The Senegal Liberations Project

The Senegal Liberations Project 

Joel Cabrita (History); Richard Roberts (History); and Fatoumata Seck (French and Italian) 

Between 1857 and 1903, 28,930 enslaved Africans walked away from their African masters and sought freedom and freedom papers from French colonial officials in Senegal. Who they were, where they came from, and how they made their way to freedom are central questions we are asking. Most of the evidence we have on “liberated Africans” comes from those freed by European naval ships that captured slave ships at sea. Our project focuses on enslaved Africans who chose their own paths to freedom in the half century before French colonial officials abolished the legal status of slavery in 1903.   
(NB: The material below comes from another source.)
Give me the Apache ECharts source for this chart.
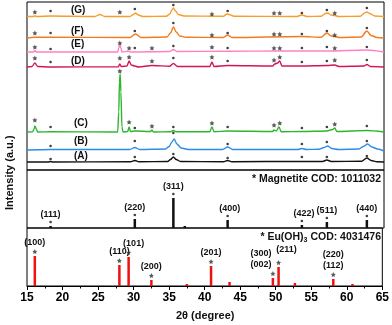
<!DOCTYPE html>
<html>
<head>
<meta charset="UTF-8">
<title>XRD</title>
<script src="https://cdn.jsdelivr.net/npm/echarts@6/dist/echarts.min.js"></script>
<style>html,body{margin:0;padding:0;background:#fff}#chart{width:392px;height:325px}</style>
</head>
<body>
<div id="chart"></div>
<script>
// measured patterns: [2theta, height above its own baseline]
var rowNames = ['(A)', '(B)', '(C)', '(D)', '(E)', '(F)', '(G)'];
var rowBase = [8, 20, 38, 103, 118, 132, 153];
var rowColor = ['#111111', '#2e8ce6', '#2db52d', '#d2145a', '#ff80c6', '#f47a1e', '#f79d2c'];

var curveA = [[15,0],[18.0,0],[18.3,0.5],[18.6,0],[29.5,0.3],[30.1,1.5],[30.7,0.3],[34.7,0.5],[35.1,2.5],[35.5,5],[35.9,2.5],[36.5,0.5],[42.5,0.3],[43.1,1.5],[43.7,0.3],[53.5,0.6],[56.4,0.5],[57.0,2],[57.6,0.5],[61.9,0.8],[62.6,4],[63.2,1.5],[64,0.3],[65,0]];
var curveB = [[15,0],[18.3,0.5],[29.4,0.5],[30.1,2.5],[30.8,0.5],[34.4,1],[34.9,3.5],[35.3,8],[35.6,11],[36.0,6],[36.6,2],[37.6,0.5],[42.4,0.5],[43.1,3],[43.8,0.5],[52.9,0.5],[53.5,1.5],[54.1,0.5],[55.9,0.8],[56.6,2.5],[57.1,4],[57.7,1.5],[58.6,0.5],[61.5,1],[62.1,3.5],[62.7,6],[63.3,3],[64.1,1],[65,-1]];
var curveC = [[15,0],[15.8,0.3],[16.0,3],[16.1,6],[16.3,3],[16.5,0],[18.3,0.3],[27.7,0],[27.85,20],[27.95,50],[28.05,58],[28.15,40],[28.3,5],[28.45,0],[29.1,0.5],[29.3,5],[29.5,0.5],[30.1,1],[32.3,0.5],[32.5,2],[32.7,0],[35.1,0.3],[35.5,1.5],[35.9,0.3],[40.6,0.3],[40.9,5],[41.2,0.3],[43.1,1],[49.4,0.5],[49.6,2],[49.9,1],[50.3,5],[50.6,0.3],[53.5,0.5],[57.0,1],[57.8,2.5],[58.1,4],[58.4,0.5],[62.6,1.5],[65,0]];
var curveD = [[15,0],[15.7,0.5],[16.1,4],[16.5,0.5],[18.3,0],[27.8,0.3],[28.0,3],[28.2,0.5],[29.0,1],[29.3,6],[29.6,2],[30.1,1],[30.6,0],[32.5,1.5],[35.0,0.8],[35.5,3.5],[36.1,0.5],[40.6,0.5],[40.9,5],[41.2,0.5],[43.1,1.5],[49.4,1],[49.7,3],[50.1,4],[50.4,6],[50.7,1],[52.7,1],[53.5,1],[57,1.5],[58.1,2],[58.7,0.5],[62.2,1],[62.6,2.5],[63.1,0.5],[65,0]];
var curveE = [[15,0],[15.9,0],[16.1,1.5],[16.3,0],[27.7,0],[27.85,4],[28.0,7],[28.15,4],[28.3,0],[29.2,0.8],[29.5,0],[35.0,0.5],[35.5,2.5],[36,0.5],[43.1,0.8],[50.4,1],[57,1],[62.6,2],[65,0]];
var curveF = [[15,0],[16.1,0.8],[18.3,0.8],[29.4,0.5],[30.2,4],[31,0.5],[34.6,1],[35.1,5],[35.5,11],[35.9,6],[36.4,2],[37.3,0.8],[42.5,0.5],[43.1,3],[43.7,0.5],[53.5,1.5],[56.2,0.8],[57.0,5],[57.6,2],[58.2,1.5],[58.7,0.5],[61.8,1],[62.6,7],[63.2,2.5],[64,0.5],[65,0]];
var curveG = [[15,0.5],[15.8,0.5],[16.1,1],[16.4,0.5],[18.3,1],[24.5,0.5],[25.2,2.5],[25.9,0.5],[29.4,0.5],[29.9,2.5],[30.2,4],[30.6,2],[31.2,0.5],[34.5,0.8],[35.0,3],[35.3,7],[35.5,9],[35.8,6],[36.2,2.5],[37,1],[42.5,0.8],[43.0,3],[43.3,2.5],[44,0.8],[52.8,0.5],[53.5,2],[54.2,0.5],[56.2,0.8],[56.8,3.5],[57.1,4],[57.6,2],[58.1,1.5],[58.6,0.5],[61.7,0.8],[62.3,4],[62.6,5],[63.0,3.5],[63.7,1],[65,0.5]];
var curves = [curveA, curveB, curveC, curveD, curveE, curveF, curveG];

// phase markers in the top panel: [2theta, level]
var starsC = [[16.1,50],[28.0,99],[29.3,48],[32.5,44],[40.9,47],[49.6,45],[50.4,47],[58.1,46]];
var dotsC = [[18.3,43],[30.1,42],[35.5,43],[43.1,43],[53.5,42],[57.0,43],[62.6,44]];
var starsD = [[16.1,112],[28.0,112],[29.3,113],[32.5,109],[40.9,113],[49.6,110],[50.4,113],[58.1,110]];
var dotsD = [[18.3,108],[35.5,112],[43.1,109],[53.5,108],[57.0,109],[62.6,110]];
var starsE = [[16.1,123],[28.0,127],[29.3,122],[32.5,122],[40.9,123],[49.6,122],[50.4,122],[58.1,122]];
var dotsE = [[18.3,121],[30.1,122],[35.5,124],[43.1,122],[53.5,122],[57.0,123],[62.6,123]];
var starsF = [[16.1,137],[40.9,135],[49.6,136],[50.4,136],[58.1,135]];
var dotsF = [[18.3,137],[30.1,139],[35.5,147],[43.1,137],[53.5,136],[57.0,139],[62.6,142]];
var starsG = [[16.1,158],[28.0,158],[40.9,156],[49.6,157],[50.4,157],[58.1,157]];
var dotsG = [[18.3,159],[30.1,161],[35.5,165],[43.1,159],[53.5,157],[57.0,160],[62.6,162]];
var dotsB = [[18.3,24],[30.1,29],[35.5,37],[43.1,26],[53.5,26],[57.0,28],[62.6,29]];
var dotsA = [[18.3,11],[30.1,13],[35.5,16],[43.1,12],[53.5,13],[57.0,13],[62.6,14]];

// reference patterns
var magPos = [18.3, 30.1, 35.5, 37.1, 43.1, 53.5, 57.0, 62.6];
var magHeight = [2, 9, 30, 2, 8, 3, 6, 8];
var magLabel = ['(111)', '(220)', '(311)', '', '(400)', '(422)', '(511)', '(440)'];
var euPos = [16.1, 28.0, 29.3, 32.5, 37.5, 40.9, 43.5, 49.6, 50.4, 52.7, 58.1, 60.8];
var euHeight = [30, 21, 29, 6, 2, 20, 4, 8, 19, 3, 7, 2];
var euLabel = ['(100)', '(110)', '(101)', '(200)', '', '(201)', '', '(300)\n(002)', '(211)', '', '(220)\n(112)', ''];

var FONT = 'Liberation Sans, Arial, sans-serif';
var STAR = 'path://M0,-10L2.9,-4L9.5,-3.1L4.8,1.5L5.9,8.1L0,5L-5.9,8.1L-4.8,1.5L-9.5,-3.1L-2.9,-4Z';
var labelShift = {'(101)': [5, 0], '(300)\n(002)': [-12, 0], '(211)': [8, -4], '(400)': [2, 0], '(422)': [2, 0]};

var chart = echarts.init(document.getElementById('chart'));
var series = [];

curves.forEach(function (c, i) {
	series.push({
		type: 'line', xAxisIndex: 0, yAxisIndex: 0,
		data: c.map(function (p) { return [p[0], p[1] + rowBase[i]]; }),
		showSymbol: false, smooth: 0.3, smoothMonotone: 'x',
		lineStyle: {color: rowColor[i], width: 1.4},
		silent: true, z: 2
	});
});

series.push({
	type: 'scatter', xAxisIndex: 0, yAxisIndex: 0, symbol: STAR, symbolSize: 5,
	itemStyle: {color: '#333'}, z: 5,
	data: [].concat(starsC, starsD, starsE, starsF, starsG)
});
series.push({
	type: 'scatter', xAxisIndex: 0, yAxisIndex: 0, symbol: 'circle', symbolSize: 2.6,
	itemStyle: {color: '#111'}, z: 5,
	data: [].concat(dotsA, dotsB, dotsC, dotsD, dotsE, dotsF, dotsG)
});

function barData(pos, h, lab) {
	return pos.map(function (x, i) {
		var d = {value: [x, h[i]], name: lab[i]};
		if (labelShift[lab[i]]) d.label = {offset: labelShift[lab[i]]};
		return d;
	});
}

series.push({
	type: 'bar', xAxisIndex: 1, yAxisIndex: 1, barWidth: 2.5,
	itemStyle: {color: '#111'},
	label: {show: true, position: 'top', distance: 6, color: '#111', fontFamily: FONT, fontWeight: 'bold', fontSize: 9, lineHeight: 11,
		formatter: function (p) { return p.name; }},
	data: barData(magPos, magHeight, magLabel)
});
series.push({
	type: 'scatter', xAxisIndex: 1, yAxisIndex: 1, symbol: 'circle', symbolSize: 2.6, symbolOffset: [0, -4],
	itemStyle: {color: '#111'}, z: 5,
	data: magPos.map(function (x, i) { return [x, magHeight[i]]; }).filter(function (d, i) { return magLabel[i]; })
});

series.push({
	type: 'bar', xAxisIndex: 2, yAxisIndex: 2, barWidth: 2.5,
	itemStyle: {color: '#ee1111'},
	label: {show: true, position: 'top', distance: 8, color: '#111', fontFamily: FONT, fontWeight: 'bold', fontSize: 9, lineHeight: 11,
		formatter: function (p) { return p.name; }},
	data: barData(euPos, euHeight, euLabel)
});
series.push({
	type: 'scatter', xAxisIndex: 2, yAxisIndex: 2, symbol: STAR, symbolSize: 5, symbolOffset: [0, -4.5],
	itemStyle: {color: '#333'}, z: 5,
	data: euPos.map(function (x, i) { return [x, euHeight[i]]; }).filter(function (d, i) { return euLabel[i]; })
});

function xAx(idx, showLabels) {
	return {
		type: 'value', gridIndex: idx, min: 15, max: 65, interval: 5,
		axisLine: {show: showLabels, lineStyle: {color: '#000', width: 1}},
		axisTick: {show: showLabels, length: 4, lineStyle: {color: '#000'}},
		minorTick: {show: showLabels, splitNumber: 2, length: 2.5, lineStyle: {color: '#000'}},
		axisLabel: {show: showLabels, color: '#000', fontFamily: FONT, fontWeight: 'bold', fontSize: 12, margin: 6},
		splitLine: {show: false}
	};
}
function yAx(idx, max) {
	return {type: 'value', gridIndex: idx, min: 0, max: max, show: false, splitLine: {show: false}};
}

var gridStyle = {show: true, borderColor: '#000', borderWidth: 1, left: 27, right: 8};

var textStyle = {fontFamily: FONT, fontWeight: 'bold', fill: '#111', fontSize: 10};
var graphics = [];
var rowLabelPos = [[82, 157], [82, 142], [82, 124], [79, 62], [79, 45], [79, 32], [79, 11]];
rowNames.forEach(function (n, i) {
	graphics.push({type: 'text', left: rowLabelPos[i][0] - 8, top: rowLabelPos[i][1] - 6, style: Object.assign({text: n}, textStyle)});
});
graphics.push({type: 'text', right: 11, top: 174, style: Object.assign({}, textStyle, {text: '* Magnetite COD: 1011032', fontSize: 10.5})});
graphics.push({type: 'text', right: 11, top: 232, style: {
	text: '{a|* Eu(OH)}{s|3}{a| COD: 4031476}',
	rich: {a: {fontFamily: FONT, fontWeight: 'bold', fontSize: 10.5, fill: '#111'},
		s: {fontFamily: FONT, fontWeight: 'bold', fontSize: 7, fill: '#111', padding: [6, 0, 0, 0]}}
}});
graphics.push({type: 'text', x: 4, y: 210, rotation: Math.PI / 2, style: Object.assign({}, textStyle, {text: 'Intensity (a.u.)', fontSize: 11})});
graphics.push({type: 'text', left: 176, top: 310, style: Object.assign({}, textStyle, {text: '2θ (degree)', fontSize: 11})});

chart.setOption({
	animation: false,
	backgroundColor: '#fff',
	grid: [
		Object.assign({top: 2, height: 168}, gridStyle),
		Object.assign({top: 170, height: 58}, gridStyle),
		Object.assign({top: 228, height: 58}, gridStyle)
	],
	xAxis: [xAx(0, false), xAx(1, false), xAx(2, true)],
	yAxis: [yAx(0, 168), yAx(1, 58), yAx(2, 58)],
	series: series,
	graphic: graphics
});
</script>
</body>
</html>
The Senegal Liberations Project expands the Slave Voyages database by focusing on slavery and freedom in Africa.  Working closely with our Senegalese collaborators, the goals of Senegal Liberations Project are to make available to scholars, students, and teachers in Senegal and elsewhere a remarkable, but unused archival source:  the registers of official liberations. A central part of making this project is to create a database of those enslaved people seeking their freedom and to create a platform that enables students, researchers, and teachers to produce new knowledge about slavery and freedom in West Africa. Our project team involves close collaboration with scholars, teachers, and students at Stanford, in Senegal, and in California.